# Anyone watching the World Series?



## Ware

Looks like Houston is bouncing back tonight.


----------



## Kberg84

Let's go BRAVES!!!!


----------



## jayhawk

Chop 🪓 on

Braves need this [off topic comment removed by moderator]


----------



## Butter

Braves all the way for lots of reasons. Are both the field Paspalum?


----------



## cavince79

Braves fan going back to 1987ish.


----------



## Jeff_MI84

I'm a Tigers fan, so it's that time of year I have to root for somebody else. Go Astros!

@cavince79, back when Atlanta fleeced Detroit with that John Smoltz trade.


----------



## cavince79

@Jeff_MI84 seemed like a fair trade from my perspective... 😄


----------



## Amoo316

Jeff_MI84 said:


> I'm a Tigers fan, so it's that time of year I have to root for somebody else. Go Astros!
> 
> @cavince79, back when Atlanta fleeced Detroit with that John Smoltz trade.


It's not the Braves fault you guys really wanted that closer....

Braves fan since 84, Astros were my second favorite team growing up as Biggio was my favorite non-Braves player. First time for me rooting against those guys since they moved to the AL.

At least in the 80s we expected to lose. The 90s were brutal because we should have won more. The rebuilding years were marred with teams I never expected to do much. Last year I felt we had our first real shot at another title since 95. I felt like we had an even better shot this year with a stronger roster and some postseason experience for this group. Still LA was an awfully big mountain to climb at the beginning of the season.

It certainly felt like another year of NLCS and out to start the year. By the time Acuna went down and our bullpen was a disaster I about gave up hope. Of all the teams and all the runs, winning the WS this year, would be one of the most unlikely and unexpected runs I've seen in all my years being a fan.

Just like a 2 strike changeup to Jim Leyritz in 96 from a guy who can throw 100mph was unlikely, winning it all this year, would be just as staggering.

Like any Braves fan who survived the 90s, I'm cautiously optimistic.


----------



## Jeff_MI84

@Amoo316 it would be nice to see Atlanta win it as well.
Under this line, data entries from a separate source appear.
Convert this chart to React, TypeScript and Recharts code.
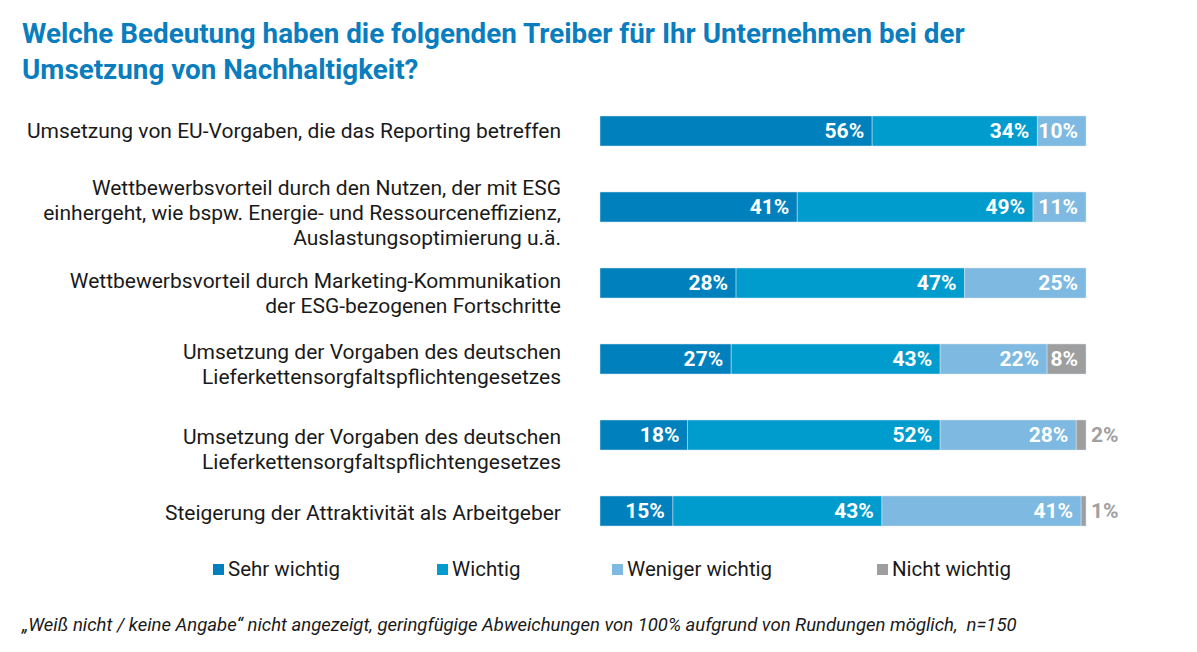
import React from 'react';
import { BarChart, Bar, XAxis, YAxis, LabelList } from 'recharts';

// Category labels (line breaks as in the original)
const categories = [
  'Umsetzung von EU-Vorgaben, die das Reporting betreffen',
  'Wettbewerbsvorteil durch den Nutzen, der mit ESG\neinhergeht, wie bspw. Energie- und Ressourceneffizienz,\nAuslastungsoptimierung u.ä.',
  'Wettbewerbsvorteil durch Marketing-Kommunikation\nder ESG-bezogenen Fortschritte',
  'Umsetzung der Vorgaben des deutschen\nLieferkettensorgfaltspflichtengesetzes',
  'Umsetzung der Vorgaben des deutschen\nLieferkettensorgfaltspflichtengesetzes',
  'Steigerung der Attraktivität als Arbeitgeber',
];

const sehrWichtig = [56, 41, 28, 27, 18, 15];
const wichtig = [34, 49, 47, 43, 52, 43];
const wenigerWichtig = [10, 11, 25, 22, 28, 41];
const nichtWichtig = [0, 0, 0, 8, 2, 1];

const seriesNames = ['Sehr wichtig', 'Wichtig', 'Weniger wichtig', 'Nicht wichtig'];
const COLORS = ['#0080BC', '#009CCE', '#7DB9E0', '#9E9E9E'];

// small vertical nudges of the axis labels, as in the original slide
const labelNudge = [0, 6, 10, 5, 14, 2];

const data = categories.map((label, i) => ({
  key: String(i),
  label,
  sehr: sehrWichtig[i],
  wichtig: wichtig[i],
  weniger: wenigerWichtig[i],
  nicht: nichtWichtig[i],
}));

const FONT = 'Roboto, "Noto Sans", sans-serif';

const CategoryTick = (props: any) => {
  const { x, y, payload } = props;
  const idx = Number(payload.value);
  const lines = categories[idx].split('\n');
  const lh = 25;
  const start = y - ((lines.length - 1) * lh) / 2 + labelNudge[idx];
  return (
    <text x={x} y={start} textAnchor="end" fontFamily={FONT} fontSize={21} fill="#1a1a1a">
      {lines.map((l, i) => (
        <tspan key={i} x={x} y={start + i * lh} dy="0.35em">{l}</tspan>
      ))}
    </text>
  );
};

const InsideLabel = (props: any) => {
  const { x, y, width, height, value } = props;
  if (!value) return null;
  if (value < 5) {
    return (
      <text x={x + width + 5} y={y + height / 2} dy="0.35em" textAnchor="start"
        fontFamily={FONT} fontSize={21} fontWeight={700} fill="#A0A0A0">
        {value}%
      </text>
    );
  }
  return (
    <text x={x + width - 8} y={y + height / 2} dy="0.35em" textAnchor="end"
      fontFamily={FONT} fontSize={21} fontWeight={700} fill="#ffffff">
      {value}%
    </text>
  );
};

const keys = ['sehr', 'wichtig', 'weniger', 'nicht'];

export default function App() {
  return (
    <div style={{ position: 'absolute', left: 0, top: 0, width: 1197, height: 652, background: '#fff', fontFamily: FONT }}>
      <div style={{ position: 'absolute', left: 22, top: 16, color: '#0A7DBE', fontWeight: 700, fontSize: 27.8, lineHeight: '36px', whiteSpace: 'nowrap' }}>
        Welche Bedeutung haben die folgenden Treiber für Ihr Unternehmen bei der<br />
        Umsetzung von Nachhaltigkeit?
      </div>
      <div style={{ position: 'absolute', left: 0, top: 0 }}>
        <BarChart
          width={1197}
          height={560}
          data={data}
          layout="vertical"
          stackOffset="expand"
          margin={{ top: 93, right: 111, bottom: 11, left: 0 }}
        >
          <XAxis type="number" hide domain={[0, 1]} />
          <YAxis
            type="category"
            dataKey="key"
            width={600}
            axisLine={false}
            tickLine={false}
            tick={<CategoryTick />}
            tickMargin={33}
          />
          {keys.map((k, i) => (
            <Bar
              key={k}
              dataKey={k}
              name={seriesNames[i]}
              stackId="a"
              fill={COLORS[i]}
              stroke="#d5e3ec"
              strokeWidth={0.5}
              barSize={30}
              isAnimationActive={false}
            >
              <LabelList dataKey={k} content={<InsideLabel />} />
            </Bar>
          ))}
        </BarChart>
      </div>
      <div style={{ position: 'absolute', left: 213, top: 556, display: 'flex', fontSize: 20.5, color: '#1a1a1a' }}>
        {seriesNames.map((n, i) => (
          <div key={n} style={{ display: 'flex', alignItems: 'center', width: [224, 175, 265, 160][i] }}>
            <span style={{ display: 'inline-block', width: 11, height: 11, background: COLORS[i], marginRight: 4 }} />
            <span style={{ lineHeight: '26px', whiteSpace: 'nowrap' }}>{n}</span>
          </div>
        ))}
      </div>
      <div style={{ position: 'absolute', left: 22, top: 613, fontSize: 18.5, fontStyle: 'italic', color: '#1a1a1a', whiteSpace: 'nowrap', lineHeight: '24px' }}>
        „Weiß nicht / keine Angabe“ nicht angezeigt, geringfügige Abweichungen von 100% aufgrund von Rundungen möglich,&nbsp; n=150
      </div>
    </div>
  );
}
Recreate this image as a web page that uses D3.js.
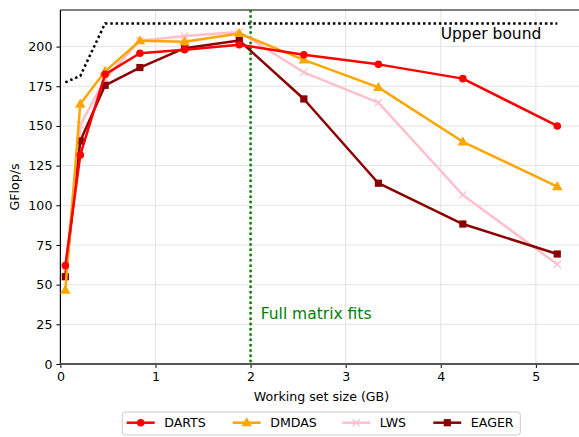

Biggio was a beast. The Killer B's.


----------



## Jeff_MI84

@cavince79 ooh what could have been if not for that trade.


----------



## 01Bullitt

Go Braves! Went to a couple of games over the summer and had a blast. Our local high school (Orange High School) had a pitcher named Bryse Wilson that got drafted right out of high school a few years ago to the Braves. He pitched for them and triple A Gwinnett until he was traded to the Pirates in July. My brother in law played football with his dad at Orange High in the early 90's.


----------



## Guest

GO BRAVES!


----------



## Ware

For someone like me who doesn't have a stake in either team, this is turning into an exciting series. :thumbup:


----------



## Old Hickory

Braves fan here. These late nights are killing me.


----------



## Ware

Old Hickory said:


> Braves fan here. These late nights are killing me.


I mentioned that in the discord last night. I wish they would start an hour earlier. These 4 hour games are killing me and I'm not even in the eastern time zone.


----------



## brettgoodyear

What are the odds the Braves close it out tonight?


----------



## Jeff_MI84

@brettgoodyear hopefully good because I don't want to lose my wager tonight.


----------



## StanMI

I love baseball, but staying up till Midnight is killing me !! (First world problems. LOL)


----------



## 01Bullitt




----------



## Shizzlestix66

I bet this chaps the commissioners rear end that Atlanta made it and won the world series after he yanked the allstar outta here this summer.


----------



## jayhawk

@Shizzlestix66 nah, soy latte just wanted 'cover'

Cigars smoking, anyone notice? ....que the pajama boy articles


----------



## Shizzlestix66

@jayhawk😂😂😂😂😂


----------



## Amoo316

I'm a little late to the post game party as I was out of town at a tournament, but I ordered the night of and have a few Benjies worth of new gear coming my way. I still remember 95 G6 like it was yesterday, and this was felt even sweeter as with all the chances we've had and times we've been in the post-season, this felt like the least likely outcome of any of them.


----------



## Kberg84

01Bullitt said:


> Go Braves! Went to a couple of games over the summer and had a blast. Our local high school (Orange High School) had a pitcher named Bryse Wilson that got drafted right out of high school a few years ago to the Braves. He pitched for them and triple A Gwinnett until he was traded to the Pirates in July. My brother in law played football with his dad at Orange High in the early 90's.


I got to watch Bryse pitch for the fire frogs the high A affiliate of the Braves in the florida state league. Enjoyed watching him pitch…short stocky bulldog on the mound with some good stuff. Unfortunately our facility got rid of minor league baseball and converted all the fields to soccer. We are now the training site for Orlando city soccer. Soccer fields are a lot easier to maintain than baseball but I would still take baseball over soccer every day of the week and twice on Sunday


----------